Active regions are the brightest structures seen in the solar corona, so their physical properties hold important clues to the physical mechanisms underlying coronal heating. In this work, we present a comprehensive study for a filament-embedding active region as determined from observations from multiple facilities including the Chinese Hα Solar Explorer. We find three types of dynamic features that correspond to different thermal and magnetic properties, i.e., the overlying loops—1 MK cool loops, the moss region—2–3 MK hot loops’ footprints, and the sigmoidal filament.
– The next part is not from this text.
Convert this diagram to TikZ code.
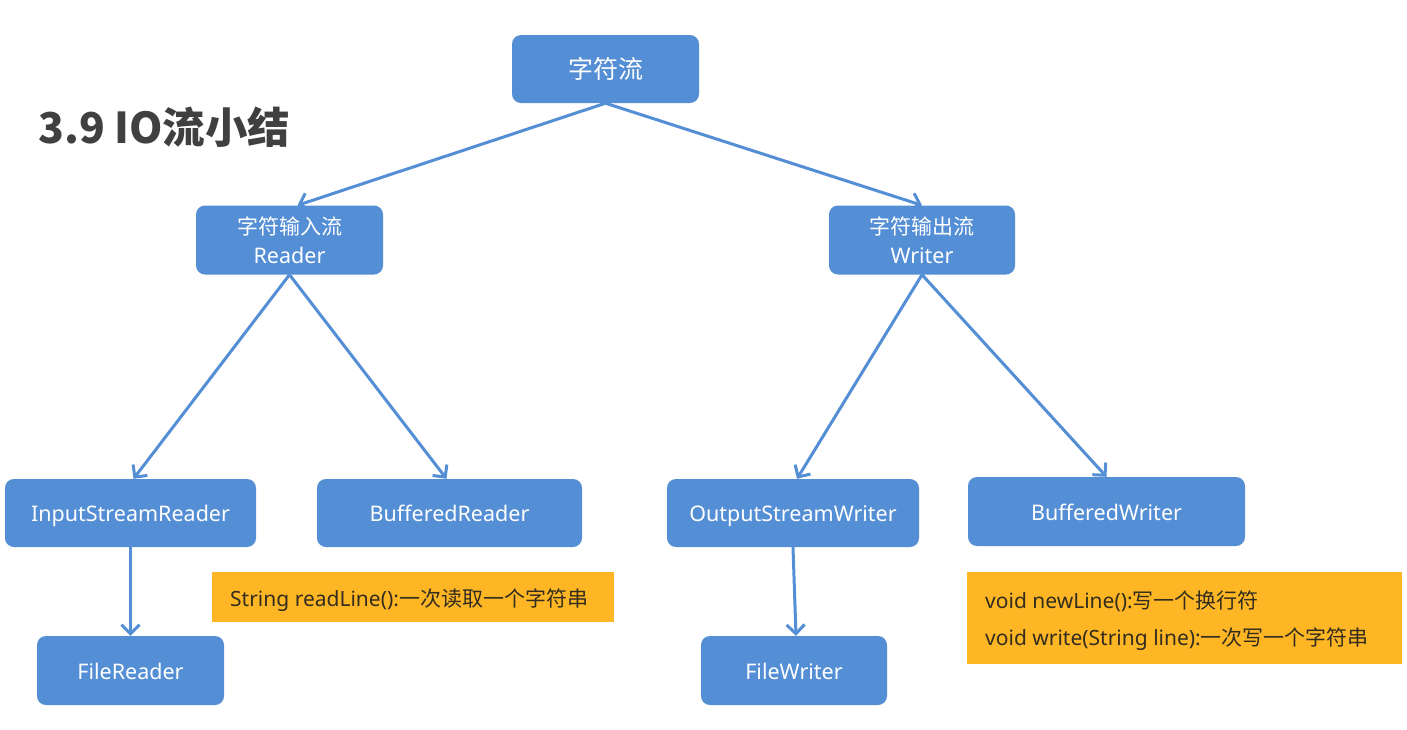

The overlying cool loops, which have a potential field, always show Doppler blueshifts at the east footprint and Doppler redshifts at the west, indicating a pattern of “siphon flow.” The moss-brightening regions, which sustain the hot loops that have a moderate sheared field, always show downward Doppler redshifts at the chromosphere, which could be a signature of plasma condensing into the inner region adjacent to the filament. The sigmoidal filament, which has strongly sheared field lines along the polarity inversion line, however, shows a different Doppler velocity pattern in its middle part, i.e., an upward Doppler blueshift at the double-J-shaped stage indicating tether-cutting reconnection during the filament channel formation and then a downward redshift showing the plasma condensation for the sigmoidal filament formation. The present work shows overall properties of the filament-embedding active region, constraining the heating mechanisms of different parts of the active region and providing hints regarding the mass loading of the embedded filament.